Так как Фицджеральда едва ли можно было бы назвать сатириком и обличителем, быт американской буржуазии все равно так и остался не более чем фоном для происходящих событий, поэтому сказать, что данная тематика здесь была раскрыта на высоте, тоже нельзя. На тему «золотой молодежи» куда лучше почитать юмористическо-гиперболические романы Вудхауза, который крайне остроумно и увлекательно высмеивает английскую аристократию.
Как итог - ни один из тематических слоев так и не явил собой богатой пищи для ума и сердца.

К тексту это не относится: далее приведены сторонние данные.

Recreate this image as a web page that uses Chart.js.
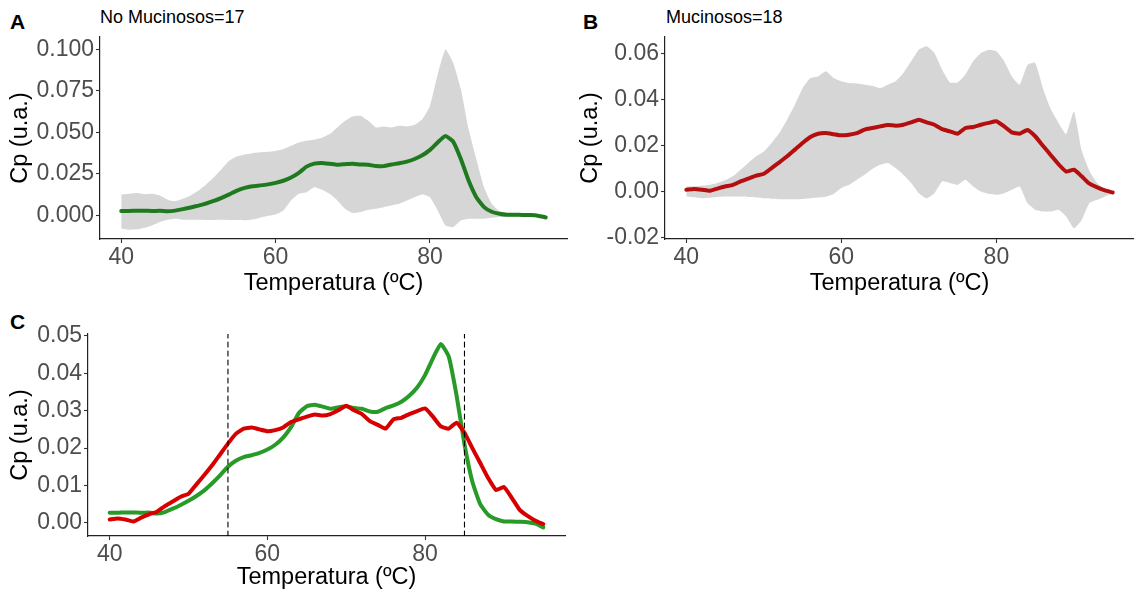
<!DOCTYPE html>
<html>
<head>
<meta charset="utf-8">
<script src="https://cdn.jsdelivr.net/npm/chart.js@4.4.1/dist/chart.umd.min.js"></script>
<style>
  body { margin: 0; width: 1134px; height: 592px; background: #fff; position: relative; overflow: hidden;
         font-family: "Liberation Sans", Arial, sans-serif; }
  .panel { position: absolute; }
  .tag { position: absolute; font-weight: bold; font-size: 21px; line-height: 21px; color: #000; }
  .title { position: absolute; font-size: 18px; line-height: 18px; color: #000; white-space: nowrap; }
</style>
</head>
<body>
<div class="tag" style="left:10px; top:11px;">A</div>
<div class="title" style="left:100px; top:8px;">No Mucinosos=17</div>
<div class="tag" style="left:583px; top:11px;">B</div>
<div class="title" style="left:666px; top:8px;">Mucinosos=18</div>
<div class="tag" style="left:10px; top:311px;">C</div>

<div class="panel" style="left:0; top:30px; width:580px; height:272px;"><canvas id="chartA"></canvas></div>
<div class="panel" style="left:570px; top:30px; width:564px; height:272px;"><canvas id="chartB"></canvas></div>
<div class="panel" style="left:0; top:320px; width:580px; height:272px;"><canvas id="chartC"></canvas></div>

<script>
// temperature grid (ºC)
const temps = [40, 41, 42, 43, 44, 45, 46, 47, 48, 49, 50, 51, 52, 53, 54, 55, 56, 57, 58, 59,
               60, 61, 62, 63, 64, 65, 66, 67, 68, 69, 70, 71, 72, 73, 74, 75, 76, 77, 78, 79,
               80, 81, 82, 83, 84, 85, 86, 87, 88, 89, 90, 91, 92, 93, 94, 95];

// No mucinosos (n=17): mean Cp and band
const noMucMean = [0.0027, 0.0027, 0.0028, 0.0028, 0.0027, 0.0028, 0.0025, 0.0029, 0.0038, 0.0048,
                   0.0059, 0.0072, 0.0087, 0.0106, 0.0127, 0.0150, 0.0166, 0.0176, 0.0181, 0.0187,
                   0.0196, 0.0209, 0.0228, 0.0256, 0.0294, 0.0312, 0.0316, 0.0311, 0.0305, 0.0309,
                   0.0312, 0.0307, 0.0305, 0.0298, 0.0297, 0.0307, 0.0314, 0.0324, 0.0340, 0.0362,
                   0.0395, 0.0440, 0.0478, 0.0445, 0.0340, 0.0210, 0.0110, 0.0050, 0.0022, 0.0010,
                   0.0004, 0.0004, 0.0003, 0.0002, -0.0002, -0.0012];
const noMucHigh = [0.0125, 0.0130, 0.0135, 0.0128, 0.0130, 0.0120, 0.0095, 0.0086, 0.0100, 0.0120,
                   0.0150, 0.0187, 0.0230, 0.0280, 0.0330, 0.0355, 0.0367, 0.0375, 0.0380, 0.0383,
                   0.0388, 0.0400, 0.0420, 0.0440, 0.0450, 0.0456, 0.0468, 0.0490, 0.0530, 0.0570,
                   0.0596, 0.0600, 0.0570, 0.0530, 0.0536, 0.0530, 0.0540, 0.0536, 0.0546, 0.0580,
                   0.0660, 0.0850, 0.1000, 0.0920, 0.0760, 0.0520, 0.0340, 0.0170, 0.0070, 0.0025,
                   0.0012, 0.0010, 0.0008, 0.0006, 0.0004, -0.0004];
const noMucLow  = [-0.0080, -0.0086, -0.0084, -0.0074, -0.0060, -0.0040, -0.0026, -0.0020, -0.0026, -0.0026,
                   -0.0026, -0.0027, -0.0027, -0.0026, -0.0027, -0.0028, -0.0030, -0.0025, -0.0014, -0.0002,
                   0.0006, 0.0030, 0.0090, 0.0130, 0.0140, 0.0170, 0.0155, 0.0130, 0.0090, 0.0040,
                   0.0014, 0.0020, 0.0034, 0.0040, 0.0050, 0.0060, 0.0070, 0.0090, 0.0110, 0.0126,
                   0.0110, 0.0030, -0.0060, -0.0070, -0.0030, -0.0020, -0.0020, -0.0020, -0.0014, -0.0010,
                   -0.0010, -0.0010, -0.0010, -0.0010, -0.0012, -0.0020];

// Mucinosos (n=18): mean Cp and band
const mucMean = [0.0009, 0.0012, 0.0009, 0.0004, 0.0014, 0.0023, 0.0030, 0.0045, 0.0057, 0.0070,
                 0.0078, 0.0103, 0.0128, 0.0154, 0.0183, 0.0212, 0.0238, 0.0252, 0.0255, 0.0250,
                 0.0245, 0.0248, 0.0255, 0.0270, 0.0277, 0.0284, 0.0290, 0.0287, 0.0291, 0.0301,
                 0.0313, 0.0301, 0.0291, 0.0272, 0.0262, 0.0252, 0.0277, 0.0281, 0.0291, 0.0299,
                 0.0306, 0.0284, 0.0258, 0.0252, 0.0268, 0.0241, 0.0200, 0.0160, 0.0120, 0.0088,
                 0.0096, 0.0067, 0.0035, 0.0019, 0.0006, -0.0003];
const mucHigh = [0.0023, 0.0024, 0.0026, 0.0030, 0.0038, 0.0050, 0.0067, 0.0096, 0.0125, 0.0154,
                 0.0175, 0.0212, 0.0255, 0.0313, 0.0378, 0.0450, 0.0494, 0.0501, 0.0523, 0.0494,
                 0.0480, 0.0472, 0.0470, 0.0465, 0.0460, 0.0450, 0.0465, 0.0480, 0.0516, 0.0567,
                 0.0617, 0.0632, 0.0603, 0.0530, 0.0475, 0.0475, 0.0509, 0.0567, 0.0603, 0.0617,
                 0.0610, 0.0567, 0.0501, 0.0465, 0.0550, 0.0560, 0.0450, 0.0360, 0.0300, 0.0250,
                 0.0349, 0.0180, 0.0090, 0.0038, 0.0012, 0.0000];
const mucLow  = [-0.0020, -0.0024, -0.0028, -0.0026, -0.0023, -0.0021, -0.0020, -0.0021, -0.0023, -0.0025,
                 -0.0028, -0.0030, -0.0032, -0.0032, -0.0032, -0.0031, -0.0028, -0.0025, -0.0022, -0.0010,
                 0.0016, 0.0030, 0.0052, 0.0074, 0.0099, 0.0117, 0.0125, 0.0103, 0.0074, 0.0038,
                 -0.0006, -0.0028, -0.0006, 0.0045, 0.0038, 0.0030, 0.0052, 0.0023, 0.0001, -0.0009,
                 -0.0013, -0.0006, 0.0009, 0.0023, -0.0049, -0.0078, -0.0086, -0.0086, -0.0078, -0.0107,
                 -0.0158, -0.0122, -0.0049, -0.0035, -0.0020, -0.0006];

// vertical reference lines in panel C
const cutoffs = [55, 85];

// axis ticks
const xTicks = [40, 60, 80];
const yTicksA = [0, 0.025, 0.05, 0.075, 0.1];
const yTicksB = [-0.02, 0, 0.02, 0.04, 0.06];
const yTicksC = [0, 0.01, 0.02, 0.03, 0.04, 0.05];

const FONT = "'Liberation Sans', Arial, sans-serif";
const RIBBON = "#d6d6d6";

function pts(ys) {
  return temps.map((t, i) => ({ x: t, y: ys[i] }));
}

function scales(yMin, yMax, yTicks, decimals, yWidth, xHeight, xTitlePad) {
  const tickGrid = {
    drawOnChartArea: false, drawTicks: true, tickLength: 4, tickWidth: 1.1, tickColor: "#333",
  };
  const border = { display: true, color: "#222", width: 1.2 };
  return {
    x: {
      type: "linear", min: 37.25, max: 97.75,
      afterBuildTicks: (s) => { s.ticks = xTicks.map((v) => ({ value: v })); },
      afterFit: (s) => { s.height = xHeight; s.paddingLeft = 0; s.paddingRight = 0; },
      grid: tickGrid, border: border,
      ticks: { color: "#4d4d4d", font: { family: FONT, size: 23 }, padding: 1, maxRotation: 0,
               callback: (v) => String(v) },
      title: { display: true, text: "Temperatura (ºC)", color: "#000",
               font: { family: FONT, size: 23.5 }, padding: { top: 0, bottom: xTitlePad } },
    },
    y: {
      type: "linear", min: yMin, max: yMax,
      afterBuildTicks: (s) => { s.ticks = yTicks.map((v) => ({ value: v })); },
      afterFit: (s) => { s.width = yWidth; s.paddingTop = 0; s.paddingBottom = 0; },
      grid: tickGrid, border: border,
      ticks: { color: "#4d4d4d", font: { family: FONT, size: 23 }, padding: 2,
               callback: (v) => Number(v).toFixed(decimals) },
      title: { display: true, text: "Cp (u.a.)", color: "#000",
               font: { family: FONT, size: 23.5 }, padding: { top: 6, bottom: 0 } },
    },
  };
}

const common = {
  responsive: true,
  maintainAspectRatio: false,
  animation: false,
  events: [],
  elements: {
    point: { radius: 0 },
    line: { tension: 0.15, borderCapStyle: "round", borderJoinStyle: "round" },
  },
  plugins: { legend: { display: false }, tooltip: { enabled: false }, title: { display: false } },
};

function bandChart(id, mean, high, low, color, yMin, yMax, yTicks, decimals, yWidth, padRight) {
  new Chart(document.getElementById(id), {
    type: "line",
    data: {
      datasets: [
        { data: pts(mean), borderColor: color, borderWidth: 4, fill: false, order: 0 },
        { data: pts(high), borderColor: "rgba(0,0,0,0)", borderWidth: 0, backgroundColor: RIBBON,
          fill: "+1", order: 1 },
        { data: pts(low), borderColor: "rgba(0,0,0,0)", borderWidth: 0, fill: false, order: 1 },
      ],
    },
    options: {
      ...common,
      layout: { padding: { top: 7, right: padRight, bottom: 0, left: 0 } },
      scales: scales(yMin, yMax, yTicks, decimals, yWidth, 63, 4),
    },
  });
}

bandChart("chartA", noMucMean, noMucHigh, noMucLow, "#1f7a1f", -0.0142, 0.1075, yTicksA, 3, 100, 13);
bandChart("chartB", mucMean, mucHigh, mucLow, "#b50e0e", -0.0205, 0.0672, yTicksB, 2, 95, 0);

// panel C: both means with dashed cutoffs
const yMinC = -0.0035, yMaxC = 0.0505;
const cutoffSets = cutoffs.map((c) => ({
  data: [{ x: c, y: yMinC }, { x: c, y: yMaxC }],
  borderColor: "#000", borderWidth: 1.1, borderDash: [5, 4], tension: 0, fill: false, order: 0,
}));

new Chart(document.getElementById("chartC"), {
  type: "line",
  data: {
    datasets: [
      ...cutoffSets,
      { data: pts(mucMean), borderColor: "#d60000", borderWidth: 4, fill: false, order: 1 },
      { data: pts(noMucMean), borderColor: "#289a28", borderWidth: 4, fill: false, order: 2 },
    ],
  },
  options: {
    ...common,
    layout: { padding: { top: 14, right: 15, bottom: 0, left: 0 } },
    scales: scales(yMinC, yMaxC, yTicksC, 2, 88, 56, 0),
  },
});
</script>
</body>
</html>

Закрыв книгу на последней странице, я так и остался в полуголодном состоянии после принятия этого обезжиренного продукта, не богатого не только на калории, но и на специи.
Помимо того, что мне не хватило внятных и четких акцентов, драматургической глубины героев, также не было ощущения той нерушимой сцементированной целостности романа, когда после прочтения в голове остается четкое осознание того, что автор собрал его, словно мозаику, из которой невозможно выкинуть ни единого слова. Постоянно казалось, что что-то можно было бы запросто выкинуть, а что-то и добавить.
Слог, если честно, у автора тоже не самый изящный, хотя иногда Фицджеральд выстреливает очень сочными образами и интересными оборотами, но происходит это достаточно стихийно.
Чтобы быть максимально объективным и не впадать в крайности, не буду утверждать, что роман вышел абсолютно неудачным или бездарным. Нет. Роман – нормальный. Достаточно заурядный, но нормальный.
Но, учитывая значение книги, которая сейчас безапелляционно считается мировой классикой, я начинаю понимать, что в слово «классика» я вкладываю, видимо, куда больше смысла, нежели другие люди, ибо, на мой скромный взгляд, на «классику» этот роман (уж не знаю, как другие. Каюсь, не читал) претендует с большой натяжкой. Особенно если сравнивать этот роман с другими, более великими произведениями той эпохи.